Suppose R is a commutative unital ring and N is a Euclidean norm on R -- in particular, R is a Eulidean ring. We can define a new Euclidean norm \tilde{N} on R as follows (for a \ne 0):

\tilde{N}(a) = \min \{ N(ax) \mid x \in R, ax \ne 0 \}.

In other words, it is the minimum of the norms of nonzero elements in the principal ideal generated by a.

\tilde{N} is a multiplicatively monotone norm and further, \tilde{N}(a) \le N(a) for any a \ne 0. Thus, \tilde{N} is a smaller multiplicatively monotone Euclidean norm on R.

Related facts

Proof

Given: A ring R with a Euclidean norm N. Define, for a \ne 0, \tilde{N}(a) = \min \{ N(ax) \mid x \in R, ax \ne 0 \}.

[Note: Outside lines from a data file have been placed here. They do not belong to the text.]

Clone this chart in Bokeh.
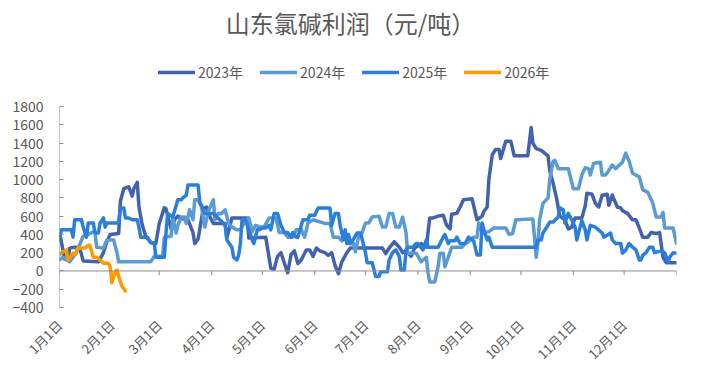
import math
from datetime import date
from bokeh.plotting import figure
from bokeh.models import Range1d, Span, Legend, LegendItem, FixedTicker, Label
from bokeh.embed import file_html
from bokeh.resources import INLINE

# ---------------- data (day of year, value) ----------------
days23 = [0, 1, 3, 5, 6, 9, 12, 14, 23, 26,
          28, 30, 35, 36, 38, 41, 43, 44, 46, 47,
          49, 51, 54, 57, 59, 62, 63, 66, 68, 70,
          73, 76, 79, 80, 82, 85, 87, 89, 91, 98,
          99, 102, 111, 112, 122, 125, 127, 129, 131, 134,
          135, 137, 139, 141, 143, 146, 148, 150, 152, 154,
          157, 159, 161, 163, 165, 167, 170, 172, 191, 193,
          195, 198, 201, 203, 205, 208, 210, 214, 217, 219,
          221, 224, 227, 229, 231, 232, 235, 237, 239, 244,
          246, 247, 250, 251, 253, 254, 256, 258, 260, 261,
          264, 267, 269, 277, 279, 280, 282, 285, 287, 289,
          290, 292, 294, 296, 299, 301, 303, 305, 309, 311,
          312, 315, 317, 319, 321, 324, 325, 327, 330, 332,
          333, 336, 339, 341, 343, 345, 348, 350, 353, 355,
          357, 359, 365]
vals23 = [400, 330, 130, 120, 250, 260, 250, 110, 100, 200,
          320, 400, 410, 760, 900, 920, 820, 900, 970, 700,
          500, 380, 310, 300, 520, 690, 680, 460, 560, 600,
          570, 560, 420, 300, 350, 680, 700, 590, 520, 520,
          360, 580, 580, 360, 370, 30, 20, 160, 200, 30,
          -20, 180, 220, 80, 120, 230, 230, 160, 250, 220,
          200, 170, 200, 60, -30, 100, 200, 250, 250, 190,
          250, 320, 260, 200, 220, 160, 250, 300, 260, 580,
          580, 600, 610, 500, 460, 620, 630, 700, 780, 790,
          640, 560, 600, 650, 700, 1000, 1270, 1330, 1330, 1230,
          1420, 1420, 1260, 1260, 1570, 1400, 1340, 1320, 1290, 1260,
          1100, 960, 800, 600, 560, 460, 480, 580, 580, 710,
          850, 840, 740, 700, 830, 840, 720, 830, 700, 690,
          660, 630, 560, 560, 470, 370, 370, 420, 410, 420,
          150, 90, 90]

days24 = [0, 2, 6, 10, 14, 17, 20, 21, 22, 26,
          28, 32, 34, 35, 54, 56, 61, 62, 66, 67,
          69, 70, 72, 74, 75, 77, 79, 80, 82, 84,
          86, 88, 91, 92, 94, 96, 98, 100, 102, 105,
          107, 109, 112, 114, 116, 119, 121, 124, 128, 130,
          133, 135, 138, 140, 143, 145, 147, 150, 157, 160,
          162, 165, 167, 169, 171, 174, 175, 177, 179, 181,
          183, 185, 189, 191, 193, 195, 197, 199, 201, 203,
          205, 206, 211, 214, 217, 218, 219, 222, 224, 225,
          227, 228, 230, 232, 238, 240, 242, 245, 247, 248,
          250, 254, 257, 264, 266, 268, 270, 280, 281, 282,
          283, 284, 286, 289, 290, 292, 293, 295, 301, 304,
          307, 309, 311, 313, 314, 316, 320, 321, 323, 325,
          327, 329, 333, 335, 337, 339, 343, 345, 348, 351,
          353, 356, 357, 358, 363, 365]
vals24 = [120, 150, 100, 200, 380, 400, 430, 420, 260, 250,
          340, 340, 200, 100, 100, 160, 160, 370, 380, 580,
          415, 500, 590, 590, 520, 670, 560, 780, 780, 700,
          480, 650, 780, 560, 630, 630, 670, 520, 480, 450,
          450, 520, 580, 430, 500, 480, 480, 580, 580, 420,
          420, 370, 370, 450, 450, 370, 525, 560, 520, 520,
          370, 370, 330, 430, 300, 300, 210, 380, 415, 525,
          525, 590, 600, 480, 480, 630, 630, 480, 480, 590,
          420, 195, 195, 100, 150, -20, -120, -120, 50, 195,
          195, 45, 150, 260, 260, 300, 320, 370, 370, 525,
          420, 430, 470, 470, 400, 410, 560, 570, 370, 150,
          300, 560, 740, 800, 1000, 1200, 1210, 1120, 1120, 900,
          900, 1050, 1130, 1120, 1050, 1180, 1190, 1050, 1050, 1100,
          1160, 1120, 1190, 1290, 1200, 1070, 1030, 890, 860, 740,
          590, 590, 640, 470, 470, 300]

days25 = [0, 1, 7, 8, 9, 13, 14, 16, 17, 20,
          21, 23, 24, 26, 27, 28, 35, 36, 38, 39,
          41, 43, 46, 47, 48, 52, 54, 56, 57, 62,
          63, 64, 67, 70, 72, 73, 75, 76, 82, 83,
          84, 86, 91, 93, 95, 98, 99, 102, 103, 105,
          106, 107, 108, 110, 112, 114, 115, 117, 118, 120,
          122, 124, 125, 127, 129, 131, 133, 135, 137, 138,
          140, 141, 144, 147, 148, 151, 153, 160, 161, 163,
          165, 166, 168, 169, 170, 171, 172, 174, 176, 178,
          179, 181, 182, 185, 187, 189, 190, 194, 195, 197,
          199, 201, 202, 204, 205, 206, 209, 211, 212, 215,
          217, 218, 224, 227, 228, 230, 231, 234, 235, 237,
          240, 242, 245, 247, 249, 250, 251, 253, 254, 256,
          282, 283, 285, 286, 289, 290, 292, 295, 296, 298,
          299, 301, 303, 305, 306, 308, 309, 311, 312, 314,
          317, 321, 322, 326, 327, 329, 332, 333, 335, 337,
          339, 341, 343, 344, 345, 347, 349, 351, 352, 356,
          358, 360, 361, 363, 365]
vals25 = [340, 450, 450, 370, 560, 560, 480, 370, 525, 525,
          415, 415, 525, 580, 480, 525, 525, 690, 690, 580,
          580, 560, 560, 480, 370, 370, 310, 310, 150, 150,
          415, 630, 590, 780, 780, 800, 830, 940, 940, 750,
          720, 630, 630, 590, 560, 500, 340, 260, 150, 120,
          175, 300, 560, 560, 450, 340, 300, 450, 450, 470,
          470, 500, 450, 630, 630, 500, 420, 420, 370, 420,
          370, 370, 560, 560, 610, 610, 690, 690, 500, 630,
          630, 500, 340, 450, 300, 400, 300, 350, 415, 415,
          350, 200, 90, 90, -60, -60, -10, -10, 120, 200,
          230, 160, 10, 10, 230, 260, 260, 300, 300, 230,
          340, 260, 260, 370, 400, 300, 330, 330, 370, 300,
          300, 370, 330, 175, 175, 525, 450, 340, 370, 260,
          260, 340, 340, 415, 500, 535, 535, 590, 690, 670,
          525, 630, 560, 480, 340, 480, 550, 450, 340, 500,
          480, 415, 370, 415, 340, 300, 300, 195, 230, 300,
          260, 230, 120, 120, 170, 200, 260, 260, 200, 220,
          200, 100, 150, 200, 195]

days26 = [0, 2, 4, 5, 8, 9, 11, 15, 17, 18,
          20, 22, 24, 26, 29, 30, 31, 33, 34, 35,
          37, 39]
vals26 = [175, 210, 230, 120, 195, 175, 250, 250, 280, 280,
          150, 150, 120, 85, 85, 40, -130, -10, 10, -60,
          -170, -220]

series_names = ["2023年", "2024年", "2025年", "2026年"]
series_colors = ["#4262AD", "#5B9BD5", "#2B7FDA", "#FF9A00"]

title_text = "山东氯碱利润（元/吨）"
month_labels = ["1月1日", "2月1日", "3月1日", "4月1日", "5月1日", "6月1日",
                "7月1日", "8月1日", "9月1日", "10月1日", "11月1日", "12月1日"]
y_ticks = [-400, -200, 0, 200, 400, 600, 800, 1000, 1200, 1400, 1600, 1800]

# month starts as day-of-year (non leap year)
month_days = [(date(2023, m, 1) - date(2023, 1, 1)).days for m in range(1, 13)]
year_len = (date(2024, 1, 1) - date(2023, 1, 1)).days

FONT = "Noto Sans CJK SC"
TEXT = "#595959"
AXIS = "#8C8C8C"

# layout (pixels): the frame spans the whole top so title/legend can live inside it
W, H = 709, 383
LEFT, RIGHT, BOTTOM = 59, 33, 76
PLOT_TOP = 106                     # pixel row of the top tick (1800)
frame_h = H - BOTTOM
y_span = y_ticks[-1] - y_ticks[0]
y_top = y_ticks[-1] + y_span * PLOT_TOP / (frame_h - PLOT_TOP)

p = figure(width=W, height=H, output_backend="svg", toolbar_location=None,
           x_range=Range1d(0, year_len), y_range=Range1d(y_ticks[0], y_top),
           min_border_left=LEFT, min_border_right=RIGHT, min_border_bottom=BOTTOM,
           min_border_top=0,
           background_fill_color="white", border_fill_color="white",
           outline_line_color=None)

p.grid.visible = False

# y axis (line drawn only over the tick span)
p.yaxis.ticker = FixedTicker(ticks=y_ticks)
p.yaxis.minor_tick_line_color = None
p.yaxis.axis_line_color = None
p.yaxis.major_tick_line_color = AXIS
p.yaxis.major_tick_in = 4
p.yaxis.major_tick_out = 0
p.yaxis.major_label_standoff = 16
p.yaxis.major_label_text_font = FONT
p.yaxis.major_label_text_font_size = "14px"
p.yaxis.major_label_text_color = TEXT
p.segment(x0=[0], y0=[y_ticks[0]], x1=[0], y1=[y_ticks[-1]], line_color=AXIS, line_width=1)

# x axis: labels only, at bottom
p.xaxis.ticker = FixedTicker(ticks=month_days)
p.xaxis.major_label_overrides = {d: lab for d, lab in zip(month_days, month_labels)}
p.xaxis.minor_tick_line_color = None
p.xaxis.major_tick_line_color = None
p.xaxis.axis_line_color = None
p.xaxis.major_label_orientation = math.pi / 4
p.xaxis.major_label_standoff = 9
p.xaxis.major_label_text_font = FONT
p.xaxis.major_label_text_font_size = "13px"
p.xaxis.major_label_text_color = TEXT

# zero line with month ticks
p.add_layout(Span(location=0, dimension="width", line_color=AXIS, line_width=1))
tick_x = month_days + [year_len]
p.segment(x0=tick_x, y0=[0] * len(tick_x), x1=tick_x, y1=[-45] * len(tick_x),
          line_color=AXIS, line_width=1)

renderers = []
for d, v, c in zip([days23, days24, days25, days26],
                   [vals23, vals24, vals25, vals26], series_colors):
    r = p.line(d, v, line_color=c, line_width=3.5, line_join="round", line_cap="round")
    renderers.append(r)

# title (screen units relative to the frame's bottom-left)
p.add_layout(Label(x=291, y=frame_h - 22, x_units="screen", y_units="screen", text=title_text,
                   text_align="center", text_baseline="middle", text_font=FONT,
                   text_font_size="24px", text_color=TEXT))

legend = Legend(items=[LegendItem(label=n, renderers=[r]) for n, r in zip(series_names, renderers)],
                orientation="horizontal", location=(99, frame_h - 82),
                border_line_color=None, background_fill_alpha=0,
                label_text_font=FONT, label_text_font_size="14px", label_text_color=TEXT,
                glyph_width=37, glyph_height=18, label_standoff=3, spacing=17,
                padding=0, margin=0)
p.add_layout(legend, "center")

open("out.html", "w").write(file_html(p, INLINE))
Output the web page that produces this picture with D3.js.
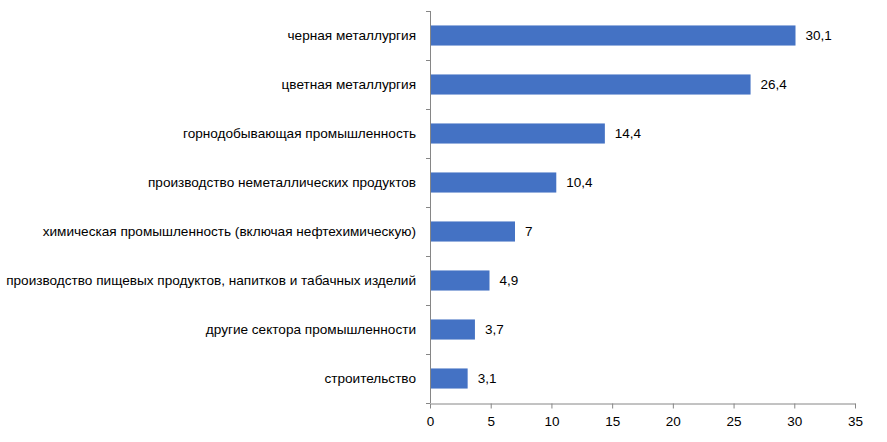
<!DOCTYPE html>
<html><head><meta charset="utf-8">
<script src="https://cdn.jsdelivr.net/npm/d3@7"></script>
<style>body{margin:0;background:#fff}svg{display:block}text{font-family:"Liberation Sans",Arial,sans-serif;fill:#000}</style>
</head><body>
<svg id="c" width="887" height="442"></svg>
<script>
const categories = ["черная металлургия","цветная металлургия","горнодобывающая промышленность","производство неметаллических продуктов","химическая промышленность (включая нефтехимическую)","производство пищевых продуктов, напитков и табачных изделий","другие сектора промышленности","строительство"];
const values = [30.1,26.4,14.4,10.4,7,4.9,3.7,3.1];
const xTicks = [0,5,10,15,20,25,30,35];

const svg = d3.select("#c");
const m = {left:430, right:32, top:11, bottom:39};
const W = 887, H = 442;
const x = d3.scaleLinear().domain([0,35]).range([m.left, W-m.right]);
const y = d3.scaleBand().domain(categories).range([m.top, H-m.bottom]).paddingInner(0.59).paddingOuter(0.295);
const fmt = v => String(v).replace(".", ",");

svg.selectAll("rect.bar").data(values).join("rect")
  .attr("x", x(0)).attr("y",(d,i)=>y(categories[i]))
  .attr("width", d=>x(d)-x(0)).attr("height", y.bandwidth())
  .attr("fill","#4472C4");

svg.selectAll("text.val").data(values).join("text")
  .attr("x", d=>x(d)+10).attr("y",(d,i)=>y(categories[i])+y.bandwidth()/2)
  .attr("dy","0.35em").attr("font-size","13.5px").text(fmt);

// y axis
const yb = H-m.bottom;
const step = (yb-m.top)/categories.length;
const g = svg.append("g");
g.append("line").attr("x1",x(0)+0.5).attr("x2",x(0)+0.5).attr("y1",m.top).attr("y2",yb).attr("stroke","#868686");
for(let i=0;i<=categories.length;i++){
  const yy = Math.round(m.top + i*step)+0.5;
  g.append("line").attr("x1",x(0)-4).attr("x2",x(0)).attr("y1",yy).attr("y2",yy).attr("stroke","#868686");
}
svg.selectAll("text.cat").data(categories).join("text")
  .attr("x", x(0)-14).attr("y", d=>y(d)+y.bandwidth()/2).attr("dy","0.35em")
  .attr("text-anchor","end").attr("font-size","13.6px").text(d=>d);

// x axis
const xa = svg.append("g").attr("transform",`translate(0,${yb+0.5})`)
  .call(d3.axisBottom(x).tickValues(xTicks).tickSize(5).tickSizeOuter(0).tickPadding(8).tickFormat(d=>d));
xa.select(".domain").attr("stroke","#868686");
xa.selectAll(".tick line").attr("stroke","#868686");
xa.selectAll(".tick text").attr("font-size","13.5px").attr("fill","#000").attr("font-family","Liberation Sans, Arial, sans-serif");
</script>
</body></html>
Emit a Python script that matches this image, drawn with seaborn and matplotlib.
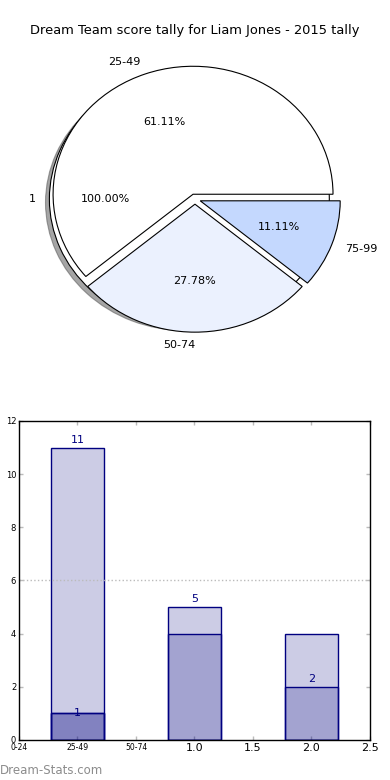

To prove: \tilde{N} is Euclidean, \tilde{N}(ab) \ge \max \{ \tilde{N}(a), \tilde{N}(b) \} for ab \ne 0, and \tilde{N}(a) \le N(a) for a \ne 0.

Proof:

  1. Proof that \tilde{N}(a) \le N(a) for all a \ne 0: This is direct since \tilde{N}(a) is the minimum over a collection of numbers that includes N(a).
  2. Proof that \tilde{N}(ab) \ge \max \{ \tilde{N}(a), \tilde{N}(b)\} for ab \ne 0: This follows from the fact that the set of nonzero multiples of ab is contained in the set of nonzero multiples of a, as well as in the set of nonzero multiples of b.
  3. Proof that \tilde{N} is Euclidean: Suppose a,b \in R with b \ne 0. Then, \tilde{N}(b) = N(bx) for some x \in R. Euclidean division of a by bx with respect to the original norm N yields a = (bx)q + r where r = 0 or N(r) < N(bx). In particular, r = 0 or \tilde{N}(r) \le N(r) \le N(bx) = \tilde{N}(b). Thus, we have a = b(xq) + r where r = 0 or \tilde{N}(r) < \tilde{N}(b).